The price of a low tax rate on pass-throughs. Both President Trump and the House Republican leadership have proposed cutting the tax rate on partnerships, sole proprietorships, and other pass-through businesses. In a new report, TPC analyzed several variations on a 15 percent rate, which Trump proposed, and a 25 percent rate, favored by the House GOP leadership. Our conclusion: A 15 percent rate on a very broad definition of income could add $2 trillion to the debt over 10 years, with three-quarters of the benefits going to the top 1 percent of households. TPC’s Howard Gleckman summarizes the report here.
“How low can you go?” ask lobbyists. They represent technology, drug, and other manufacturers, and want an even deeper tax cut for corporations that repatriate profits currently held offshore. Candidate Trump suggested a reduction from 35 percent to 10 percent. Lobbyists are pushing for the version proposed last June by the House GOP leadership, 8.75 percent on cash and 3.5 percent on other assets. Corporations hold an estimated $2.6 trillion in profits overseas.

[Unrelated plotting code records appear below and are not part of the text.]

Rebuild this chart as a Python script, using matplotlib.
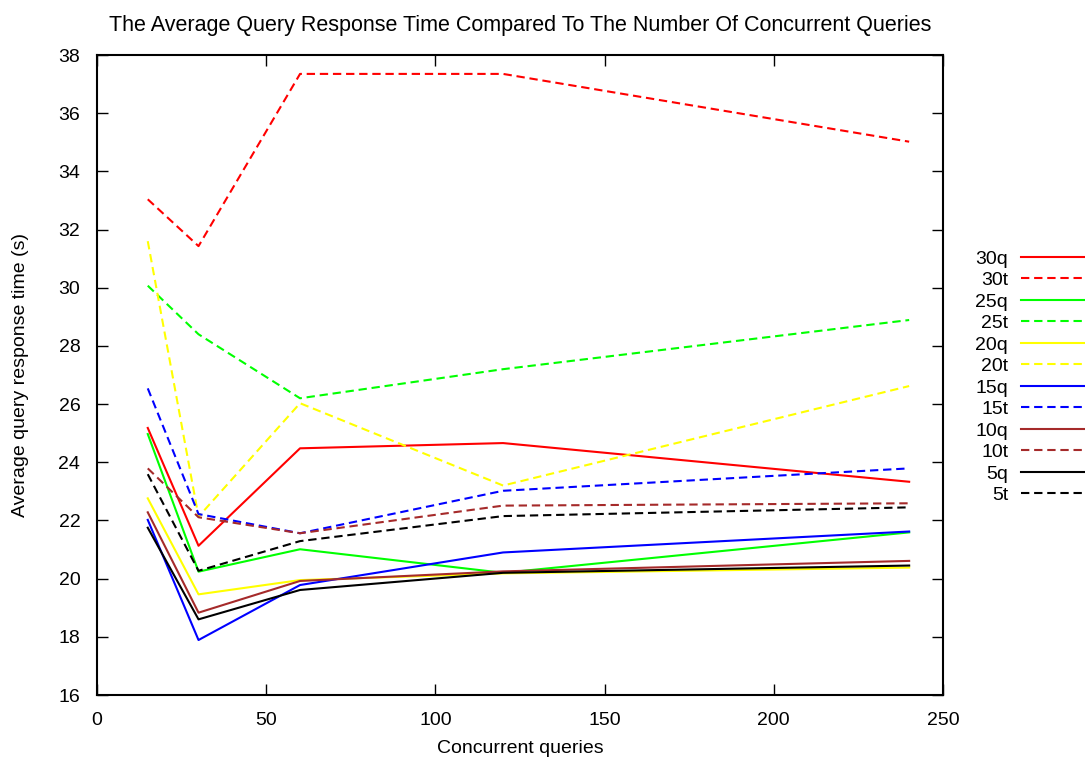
import matplotlib
matplotlib.use("Agg")
import matplotlib.pyplot as plt

plt.rcParams['font.family'] = ['Liberation Sans', 'DejaVu Sans']

concurrent = [15, 30, 60, 120, 240]

series_names = ["30q", "30t", "25q", "25t", "20q", "20t",
                "15q", "15t", "10q", "10t", "5q", "5t"]

q30 = [25.18, 21.13, 24.48, 24.66, 23.33]
t30 = [33.04, 31.43, 37.35, 37.35, 35.02]
q25 = [24.97, 20.24, 21.01, 20.20, 21.59]
t25 = [30.07, 28.40, 26.20, 27.20, 28.89]
q20 = [22.76, 19.46, 19.95, 20.18, 20.38]
t20 = [31.60, 22.13, 26.03, 23.20, 26.62]
q15 = [22.02, 17.89, 19.78, 20.90, 21.62]
t15 = [26.54, 22.22, 21.56, 23.02, 23.79]
q10 = [22.28, 18.83, 19.92, 20.25, 20.61]
t10 = [23.79, 22.11, 21.56, 22.51, 22.59]
q5 = [21.75, 18.60, 19.61, 20.20, 20.45]
t5 = [23.59, 20.27, 21.29, 22.15, 22.45]

values = [q30, t30, q25, t25, q20, t20, q15, t15, q10, t10, q5, t5]
colors = ["#ff0000", "#ff0000", "#00ff00", "#00ff00", "#ffff00", "#ffff00",
          "#0000ff", "#0000ff", "#a52a2a", "#a52a2a", "#000000", "#000000"]

FS = 14

fig = plt.figure(figsize=(10.85, 7.6), dpi=100)
ax = fig.add_axes([97 / 1085, 65 / 760, 846 / 1085, 640 / 760])

for name, ys, col in zip(series_names, values, colors):
    ls = (0, (4, 2.3)) if name.endswith("t") else "-"
    ax.plot(concurrent, ys, color=col, linestyle=ls, linewidth=1.5, label=name)

ax.set_xlim(0, 250)
ax.set_ylim(16, 38)
ax.set_xticks(range(0, 251, 50))
ax.set_yticks(range(16, 39, 2))
ax.tick_params(direction="in", length=8, width=1, top=True, right=True,
               labelsize=FS, pad=12)
for sp in ax.spines.values():
    sp.set_linewidth(1.5)

ax.set_xlabel("Concurrent queries", fontsize=FS, labelpad=8)
ax.set_ylabel("Average query response time (s)", fontsize=FS, labelpad=21)
ax.set_title("The Average Query Response Time Compared To The Number Of Concurrent Queries",
             fontsize=15.5, pad=17)

fig.legend(loc="upper right", bbox_to_anchor=(1.0, 1 - 250 / 760),
           frameon=False, markerfirst=False, fontsize=FS, handlelength=3.3,
           labelspacing=0.2, handletextpad=0.65, borderaxespad=0.0,
           borderpad=0.0)

fig.savefig("out.png", dpi=100)
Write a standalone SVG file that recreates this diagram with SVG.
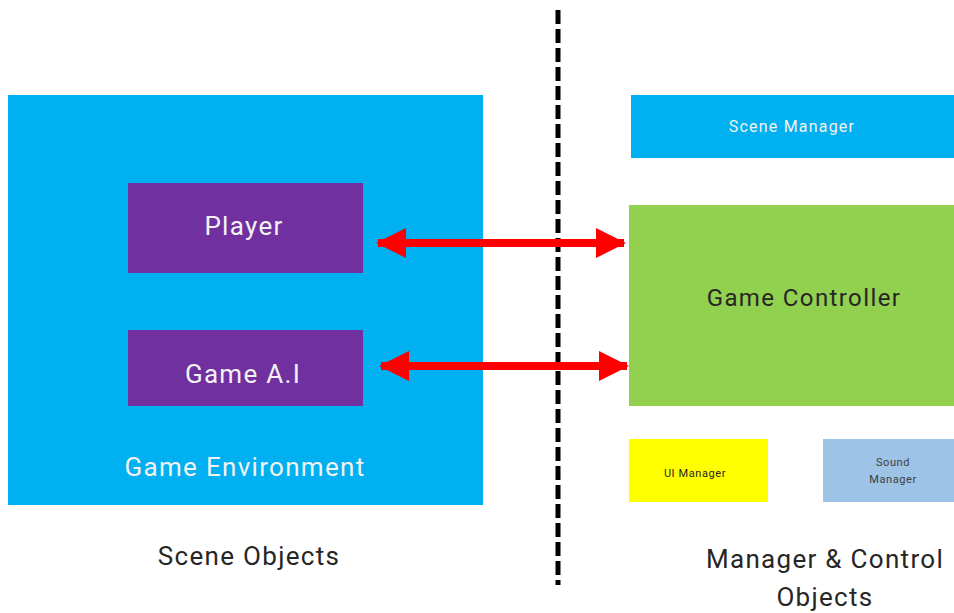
<svg xmlns="http://www.w3.org/2000/svg" width="954" height="613" viewBox="0 0 954 613">
  <defs>
    <style>
      text { font-family: "Roboto", "Liberation Sans", sans-serif; text-anchor: middle; }
      .big { font-size: 26px; letter-spacing: 1.3px; }
      .mid { font-size: 24px; letter-spacing: 1.4px; }
      .small { font-size: 16px; letter-spacing: 1.2px; }
      .tiny { font-size: 11px; letter-spacing: 0.6px; }
      .light { fill: #F2F2F2; }
      .dark { fill: #262626; }
      .conn { stroke: #FF0000; stroke-width: 8; fill: none; }
    </style>
    <marker id="head" viewBox="0 0 30 30" refX="28" refY="15" markerWidth="30" markerHeight="30" markerUnits="userSpaceOnUse" orient="auto-start-reverse">
      <path d="M0,0 L30,15 L0,30 Z" fill="#FF0000"/>
    </marker>
  </defs>
  <rect width="954" height="613" fill="#FFFFFF"/>

  <g id="game-environment">
    <rect x="8" y="95" width="475" height="410" fill="#00B0F0"/>
    <text x="245" y="476" class="big light">Game Environment</text>
  </g>
  <g id="player">
    <rect x="128" y="183" width="235" height="90" fill="#7030A0"/>
    <text x="244" y="235" class="big light">Player</text>
  </g>
  <g id="game-ai">
    <rect x="128" y="330" width="235" height="76" fill="#7030A0"/>
    <text x="243" y="383" class="big light">Game A.I</text>
  </g>

  <g id="divider">
    <line x1="558" y1="10" x2="558" y2="585" stroke="#000000" stroke-width="5" stroke-dasharray="14 5"/>
  </g>

  <g id="scene-manager">
    <rect x="631" y="95" width="323" height="63" fill="#00B0F0"/>
    <text x="792" y="132" class="small light">Scene Manager</text>
  </g>
  <g id="game-controller">
    <rect x="629" y="205" width="325" height="201" fill="#92D050"/>
    <text x="804" y="306" class="mid dark">Game Controller</text>
  </g>
  <g id="ui-manager">
    <rect x="629" y="439" width="139" height="63" fill="#FFFF00"/>
    <text x="695" y="477" class="tiny dark">UI Manager</text>
  </g>
  <g id="sound-manager">
    <rect x="823" y="439" width="131" height="63" fill="#9DC3E6"/>
    <text x="893" y="466" class="tiny" fill="#404040">Sound</text>
    <text x="893" y="483" class="tiny" fill="#404040">Manager</text>
  </g>

  <g id="scene-objects-label">
    <text x="249" y="565" class="big dark">Scene Objects</text>
  </g>
  <g id="manager-control-label">
    <text x="825" y="568" class="big dark">Manager &amp; Control</text>
    <text x="825" y="606" class="big dark">Objects</text>
  </g>

  <g id="connectors">
    <line class="conn" x1="378" y1="243" x2="624" y2="243" marker-start="url(#head)" marker-end="url(#head)"/>
    <line class="conn" x1="381" y1="366" x2="627" y2="366" marker-start="url(#head)" marker-end="url(#head)"/>
  </g>
</svg>
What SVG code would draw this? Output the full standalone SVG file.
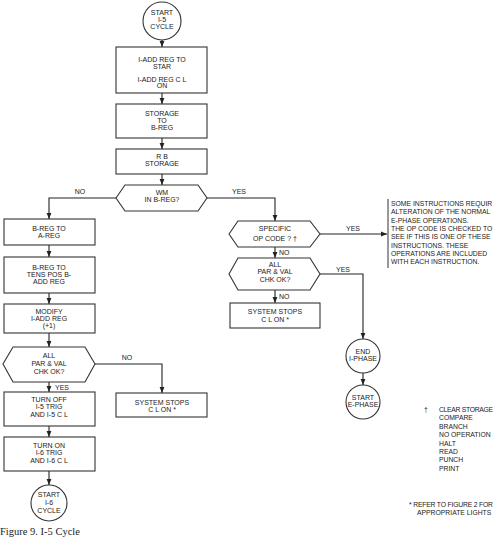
<svg xmlns="http://www.w3.org/2000/svg" width="495" height="539" viewBox="0 0 495 539">
<defs>
<marker id="ah" viewBox="0 0 6 6" refX="6" refY="3" markerWidth="6" markerHeight="6" markerUnits="userSpaceOnUse" orient="auto">
<path d="M0,0.6 L6,3 L0,5.4 Z" fill="#222"/>
</marker>
<style>
.s{fill:#fff;stroke:#333;stroke-width:1.1}
.c{fill:none;stroke:#222;stroke-width:1.1}
text{font-family:"Liberation Sans",Arial,sans-serif;font-size:7px;fill:#222}
.m{text-anchor:middle}
.n{font-size:6.8px}
.cap{font-family:"Liberation Serif","Times New Roman",serif;font-size:10.5px}
</style>
</defs>
<rect width="495" height="539" fill="#fff"/>

<g id="connectors">
<path class="c" d="M162,40 V47" marker-end="url(#ah)"/>
<path class="c" d="M162,93 V104" marker-end="url(#ah)"/>
<path class="c" d="M162,138 V149" marker-end="url(#ah)"/>
<path class="c" d="M162,174 V185" marker-end="url(#ah)"/>
<path class="c" d="M116,198 H49 V219" marker-end="url(#ah)"/>
<path class="c" d="M207,198 H275 V221" marker-end="url(#ah)"/>
<path class="c" d="M49,245 V257" marker-end="url(#ah)"/>
<path class="c" d="M49,293 V304" marker-end="url(#ah)"/>
<path class="c" d="M49,333 V347" marker-end="url(#ah)"/>
<path class="c" d="M49,382 V392" marker-end="url(#ah)"/>
<path class="c" d="M95,364 H162 V393" marker-end="url(#ah)"/>
<path class="c" d="M49,426 V437" marker-end="url(#ah)"/>
<path class="c" d="M49,471 V485" marker-end="url(#ah)"/>
<path class="c" d="M275,247 V258" marker-end="url(#ah)"/>
<path class="c" d="M275,290 V303" marker-end="url(#ah)"/>
<path class="c" d="M320,234 H387" marker-end="url(#ah)"/>
<path class="c" d="M320,274 H363 V339" marker-end="url(#ah)"/>
<path class="c" d="M363,373 V385" marker-end="url(#ah)"/>
<text class="m" x="80" y="194">NO</text>
<text class="m" x="239" y="194">YES</text>
<text x="55" y="390">YES</text>
<text class="m" x="127" y="360">NO</text>
<text x="279" y="255">NO</text>
<text x="279" y="299">NO</text>
<text class="m" x="353" y="231">YES</text>
<text class="m" x="343" y="272">YES</text>
</g>

<g id="start-i5">
<circle class="s" cx="162" cy="21" r="19"/>
<text class="m" x="162" y="15">START</text>
<text class="m" x="162" y="22">I-5</text>
<text class="m" x="162" y="29">CYCLE</text>
</g>
<g id="iadd-star">
<rect class="s" x="116" y="47" width="91" height="46"/>
<text class="m" x="162" y="62">I-ADD REG TO</text>
<text class="m" x="162" y="68.5">STAR</text>
<text class="m" x="162" y="81.5">I-ADD REG C L</text>
<text class="m" x="162" y="88">ON</text>
</g>
<g id="storage-breg">
<rect class="s" x="116" y="104" width="91" height="34"/>
<text class="m" x="162" y="116">STORAGE</text>
<text class="m" x="162" y="123">TO</text>
<text class="m" x="162" y="130">B-REG</text>
</g>
<g id="rb-storage">
<rect class="s" x="116" y="149" width="91" height="25"/>
<text class="m" x="162" y="159">R B</text>
<text class="m" x="162" y="166">STORAGE</text>
</g>
<g id="wm-breg">
<polygon class="s" points="116,198 125,185 198,185 207,198 198,211 125,211"/>
<text class="m" x="162" y="195">WM</text>
<text class="m" x="162" y="202">IN B-REG?</text>
</g>

<g id="breg-areg">
<rect class="s" x="4" y="219" width="91" height="26"/>
<text class="m" x="49" y="231">B-REG TO</text>
<text class="m" x="49" y="238">A-REG</text>
</g>
<g id="breg-tens">
<rect class="s" x="4" y="257" width="91" height="36"/>
<text class="m" x="49" y="270">B-REG TO</text>
<text class="m" x="49" y="277">TENS POS B-</text>
<text class="m" x="49" y="284">ADD REG</text>
</g>
<g id="modify">
<rect class="s" x="4" y="304" width="91" height="29"/>
<text class="m" x="49" y="314">MODIFY</text>
<text class="m" x="49" y="321">I-ADD REG</text>
<text class="m" x="49" y="328">(+1)</text>
</g>
<g id="chk-left">
<polygon class="s" points="3,364 13,347 85,347 95,364 85,382 13,382"/>
<text class="m" x="49" y="358">ALL</text>
<text class="m" x="49" y="366">PAR &amp; VAL</text>
<text class="m" x="49" y="374">CHK OK?</text>
</g>
<g id="turn-off">
<rect class="s" x="4" y="392" width="91" height="34"/>
<text class="m" x="49" y="402">TURN OFF</text>
<text class="m" x="49" y="409">I-5 TRIG</text>
<text class="m" x="49" y="417">AND I-5 C L</text>
</g>
<g id="turn-on">
<rect class="s" x="4" y="437" width="91" height="34"/>
<text class="m" x="49" y="448">TURN ON</text>
<text class="m" x="49" y="455">I-6 TRIG</text>
<text class="m" x="49" y="463">AND I-6 C L</text>
</g>
<g id="start-i6">
<circle class="s" cx="49" cy="503" r="18"/>
<text class="m" x="49" y="497">START</text>
<text class="m" x="49" y="505">I-6</text>
<text class="m" x="49" y="513">CYCLE</text>
</g>
<g id="stop-left">
<rect class="s" x="116" y="393" width="91" height="24"/>
<text class="m" x="162" y="405">SYSTEM STOPS</text>
<text class="m" x="162" y="412">C L ON *</text>
</g>

<g id="specific-op">
<polygon class="s" points="229,234 238,221 310,221 320,234 310,247 238,247"/>
<text class="m" x="275" y="231">SPECIFIC</text>
<text class="m" x="275" y="241">OP CODE ? †</text>
</g>
<g id="chk-right">
<polygon class="s" points="229,274 238,258 310,258 320,274 310,290 238,290"/>
<text class="m" x="275" y="267">ALL</text>
<text class="m" x="275" y="274">PAR &amp; VAL</text>
<text class="m" x="275" y="282">CHK OK?</text>
</g>
<g id="stop-right">
<rect class="s" x="230" y="303" width="90" height="25"/>
<text class="m" x="275" y="314">SYSTEM STOPS</text>
<text class="m" x="275" y="322">C L ON *</text>
</g>
<g id="end-i">
<circle class="s" cx="363" cy="356" r="17"/>
<text class="m" x="363" y="354">END</text>
<text class="m" x="363" y="361">I-PHASE</text>
</g>
<g id="start-e">
<circle class="s" cx="363" cy="402" r="17"/>
<text class="m" x="363" y="400">START</text>
<text class="m" x="363" y="407">E-PHASE</text>
</g>

<g id="note">
<path d="M388,199 V268" stroke="#333" stroke-width="1"/>
<text class="n" x="391" y="206">SOME INSTRUCTIONS REQUIR</text>
<text class="n" x="391" y="214.3">ALTERATION OF THE NORMAL</text>
<text class="n" x="391" y="222.6">E-PHASE OPERATIONS.</text>
<text class="n" x="391" y="231">THE OP CODE IS CHECKED TO</text>
<text class="n" x="391" y="239.3">SEE IF THIS IS ONE OF THESE</text>
<text class="n" x="391" y="247.6">INSTRUCTIONS.  THESE</text>
<text class="n" x="391" y="256">OPERATIONS ARE INCLUDED</text>
<text class="n" x="391" y="264.3">WITH EACH INSTRUCTION.</text>
</g>
<g id="dagger-list">
<text class="n" x="424" y="412">†</text>
<text class="n" x="439" y="412" textLength="54">CLEAR STORAGE</text>
<text class="n" x="439" y="420.4">COMPARE</text>
<text class="n" x="439" y="428.8">BRANCH</text>
<text class="n" x="439" y="437.2">NO OPERATION</text>
<text class="n" x="439" y="445.6">HALT</text>
<text class="n" x="439" y="454">READ</text>
<text class="n" x="439" y="462.4">PUNCH</text>
<text class="n" x="439" y="470.8">PRINT</text>
</g>
<g id="footnote">
<text class="n" x="409" y="507" textLength="84">* REFER TO FIGURE 2 FOR</text>
<text class="n" x="417" y="515">APPROPRIATE LIGHTS</text>
</g>
<text class="cap" x="0" y="535">Figure 9.  I-5 Cycle</text>
</svg>
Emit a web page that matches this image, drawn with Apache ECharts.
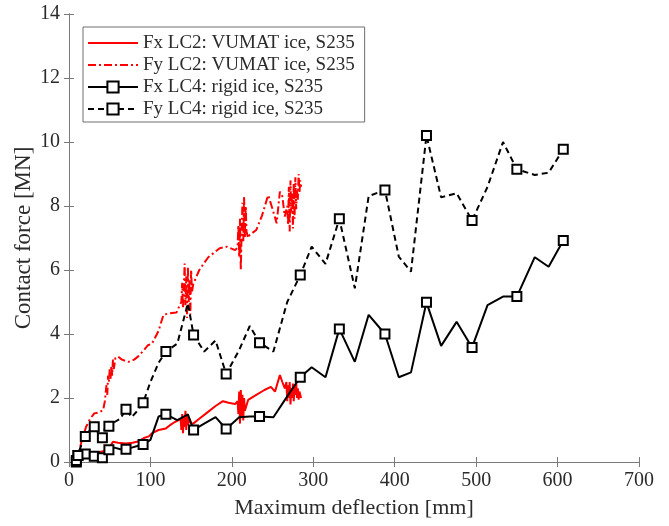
<!DOCTYPE html>
<html>
<head>
<meta charset="utf-8">
<script src="https://cdn.jsdelivr.net/npm/echarts@6/dist/echarts.min.js"></script>
<style>
  html, body { margin: 0; padding: 0; background: #fff; }
  #chart { width: 669px; height: 526px; }
</style>
</head>
<body>
<div id="chart"></div>
<script>
// LC2 (VUMAT ice) — deflection [mm] and force [MN]
const lc2FxDefl = [8,12,18,25,35,45,50,52,54,60,70,78,86,92,98,102,110,119,124,130,134,137,138,139,140,141,142,143,144,145,146,148,150,152.5,160,170,180,189,196,204,207,208,209,210,211,212,213,214,215,216,220,230,240,248,253,259,262,265,267,268,269,270,271,272,273,274,275,276,277,278,279,280,281,282,283,285];
const lc2FxForce = [0,0.1,0.2,0.25,0.3,0.35,0.4,0.55,0.63,0.6,0.58,0.6,0.65,0.75,0.8,0.9,1.0,1.05,1.15,1.25,1.3,1.35,1.0,1.5,0.9,1.4,1.1,1.6,1.0,1.45,1.15,1.35,1.2,1.2,1.35,1.55,1.75,1.9,1.85,1.81,1.9,1.5,2.2,1.2,2.25,1.4,2.1,1.3,2.0,1.6,1.94,2.1,2.25,2.35,2.2,2.72,2.5,2.3,2.5,1.9,2.4,2.0,2.5,1.8,2.3,2.0,2.45,1.9,2.35,2.1,2.5,2.0,2.3,1.95,2.2,2.0];

const lc2FyDefl = [8,12,16,21,26,31,37,42,44,46,47,48,49,50,51,52,53,54,55,57,60,65,73,80,85,92,97,102,106,110,116,124,132,136,138,139,140,141,142,143,144,145,146,147,148,149,150,151,152.5,160,171,185,194,204,207,208,209,210,211,212,213,214,215,216,217,218,220,222,230,237,244.6,250,255,259,262,265,268,269,270,271,272,273,274,275,276,277,278,279,280,281,282,283,284,285];
const lc2FyForce = [0,0.3,0.7,1.1,1.35,1.52,1.55,1.62,1.9,2.4,2.1,2.7,2.5,2.9,2.6,3.0,2.7,3.2,2.9,3.25,3.3,3.2,3.13,3.2,3.3,3.5,3.65,3.7,3.9,4.1,4.6,4.65,4.67,4.9,5.0,5.6,4.8,5.4,6.2,4.9,5.8,4.5,6.1,5.0,5.7,4.6,6.0,5.3,5.55,6.0,6.4,6.68,6.73,6.62,6.7,7.4,6.4,7.6,6.0,7.2,8.1,6.9,8.3,7.0,8.0,7.2,7.0,7.1,7.25,7.7,8.34,7.9,7.46,8.45,8.3,7.67,8.0,7.4,8.6,7.2,8.8,7.8,8.4,7.3,8.7,7.6,8.9,7.9,8.5,8.2,9.0,8.4,8.8,8.6];

// LC4 (rigid ice) — shared deflection steps, markers on every third step
const lc4Defl = [9,9.5,10, 11,14,17, 20,24,27, 31,34,37, 41,43,46, 49,56,63, 70,77,84, 91,100,110, 119,133,146, 153,166,180, 193,209,222, 234,251,268, 284,298,315, 332,351,368, 388,405,420, 439,457,476, 495,514,533, 550,572,589, 607];
const lc4FxForce = [0,0.1,0.15, 0.2,0.22,0.24, 0.25,0.22,0.2, 0.18,0.2,0.17, 0.13,0.2,0.3, 0.38,0.45,0.4, 0.4,0.45,0.5, 0.55,0.69,1.42, 1.49,1.31,1.49, 1.0,1.2,1.4, 1.03,1.4,1.42, 1.42,1.4,2.05, 2.65,2.96,2.65, 4.16,3.13,4.6, 4.0,2.65,2.8, 4.99,3.63,4.38, 3.58,4.9,5.17, 5.17,6.4,6.1, 6.92];
const lc4FyForce = [0.05,0.1,0.15, 0.2,0.45,0.65, 0.8,0.95,1.0, 1.1,1.0,0.85, 0.76,0.95,1.25, 1.12,1.25,1.35, 1.65,1.4,1.6, 1.85,2.5,3.1, 3.45,3.7,4.96, 3.97,3.45,3.8, 2.75,3.5,4.25, 3.73,3.45,5.0, 5.84,6.73,6.19, 7.6,5.43,8.31, 8.5,6.42,5.95, 10.2,8.27,8.4, 7.55,8.6,10.0, 9.15,8.97,9.04, 9.77];

const seriesNames = [
  'Fx LC2: VUMAT ice, S235',
  'Fy LC2: VUMAT ice, S235',
  'Fx LC4: rigid ice, S235',
  'Fy LC4: rigid ice, S235'
];

const xTicks = { min: 0, max: 700, interval: 100 };
const yTicks = { min: 0, max: 14, interval: 2 };

function pairs(xs, ys) {
  return xs.map((x, i) => [x, ys[i]]);
}
function markedPairs(xs, ys) {
  return xs.map((x, i) => i % 3 === 0
    ? { value: [x, ys[i]] }
    : { value: [x, ys[i]], symbol: 'none' });
}

const serif = '"Liberation Serif", "DejaVu Serif", serif';
const frameColor = '#7a7a7a';
const textColor = '#2b2b2b';

const chart = echarts.init(document.getElementById('chart'), null, { renderer: 'canvas' });

const baseAxis = {
  axisLine: { show: true, lineStyle: { color: frameColor, width: 1 } },
  axisTick: { show: true, inside: true, length: 5, lineStyle: { color: frameColor } },
  splitLine: { show: false }
};

chart.setOption({
  animation: false,
  backgroundColor: '#fff',
  grid: { left: 69, right: 30, top: 14, bottom: 64, containLabel: false },
  legend: {
    orient: 'vertical',
    left: 83,
    top: 27,
    data: seriesNames,
    itemWidth: 50,
    itemHeight: 14,
    itemGap: 0,
    padding: [5, 10, 2, 4],
    borderColor: '#6e6e6e',
    borderWidth: 1,
    backgroundColor: '#fff',
    textStyle: { fontFamily: serif, fontSize: 19, lineHeight: 22, color: textColor },
    selectedMode: false
  },
  xAxis: [
    Object.assign({}, baseAxis, {
      type: 'value', position: 'bottom',
      min: xTicks.min, max: xTicks.max, interval: xTicks.interval,
      name: 'Maximum deflection [mm]',
      nameLocation: 'middle', nameGap: 35, nameMoveOverlap: false,
      nameTextStyle: { fontFamily: serif, fontSize: 22, color: textColor },
      axisLabel: { fontFamily: serif, fontSize: 20, color: textColor, margin: 9 }
    }),
    Object.assign({}, baseAxis, {
      type: 'value', position: 'top',
      min: xTicks.min, max: xTicks.max, interval: xTicks.interval,
      axisLabel: { show: false }
    })
  ],
  yAxis: [
    Object.assign({}, baseAxis, {
      type: 'value', position: 'left',
      min: yTicks.min, max: yTicks.max, interval: yTicks.interval,
      name: 'Contact force [MN]',
      nameLocation: 'middle', nameGap: 34, nameRotate: 90, nameMoveOverlap: false,
      nameTextStyle: { fontFamily: serif, fontSize: 23, color: textColor },
      axisLabel: { fontFamily: serif, fontSize: 20, color: textColor, margin: 9 }
    }),
    Object.assign({}, baseAxis, {
      type: 'value', position: 'right',
      min: yTicks.min, max: yTicks.max, interval: yTicks.interval,
      axisLabel: { show: false }
    })
  ],
  series: [
    {
      name: seriesNames[0], type: 'line', symbol: 'circle', showSymbol: false,
      data: pairs(lc2FxDefl, lc2FxForce),
      lineStyle: { color: '#ff0000', width: 2 },
      itemStyle: { color: 'rgba(255,0,0,0)' }
    },
    {
      name: seriesNames[1], type: 'line', symbol: 'circle', showSymbol: false,
      data: pairs(lc2FyDefl, lc2FyForce),
      lineStyle: { color: '#ff0000', width: 2, type: [8, 3, 2, 3] },
      itemStyle: { color: 'rgba(255,0,0,0)' }
    },
    {
      name: seriesNames[2], type: 'line', symbol: 'emptyRect', symbolSize: 9,
      showAllSymbol: true,
      data: markedPairs(lc4Defl, lc4FxForce),
      lineStyle: { color: '#000', width: 2 },
      itemStyle: { color: '#000', borderColor: '#000', borderWidth: 2 }
    },
    {
      name: seriesNames[3], type: 'line', symbol: 'emptyRect', symbolSize: 9,
      showAllSymbol: true,
      data: markedPairs(lc4Defl, lc4FyForce),
      lineStyle: { color: '#000', width: 2, type: [6, 4] },
      itemStyle: { color: '#000', borderColor: '#000', borderWidth: 2 }
    }
  ]
});
</script>
</body>
</html>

Another fight brews over the deduction for interest expense. Politico dives into the details. Ending the business deduction for interest expense could boost revenues by $1 trillion, and House Republicans want the money to fund expensing of capital investment and cuts in corporate tax rates. It’s their second-largest “pay-for” after the border-adjustable tax. But farmers, private equity, utilities, real estate, manufacturers and others who rely on borrowed money could be hit hard—and they’re already pushing back. Maybe they’ll write an op ed.
Tax reform in Louisiana: Thanks, but no thanks. A Task Force on Structural Changes in Budget and Tax Policy recommended several tax overhaul ideas to end the state’s boom-and-bust budget cycles. They included lower tax rates, a broader base, and fewer complicated tax breaks. But lawmakers—including many on the conservative House Ways & Means Committee—are rejecting most of the concepts. Few suggestions advanced beyond initial hearings.
In Kansas: It’s the Senate’s turn. Yesterday the House passed a small expansion of the state’s 6.5 percent sales tax to include some services such as towing and pet boarding. The measure would raise $115 million over two years. Kansas faces an estimated budget shortfall of $887 million through June 2019.
Thursday on the Hill. The Senate Banking Committee will hear from Treasury Secretary Steven Mnuchin, who will provide a domestic and international policy update. The House Ways & Means Committee will hold hearing to examine how tax reform will “grow our economy and create jobs.”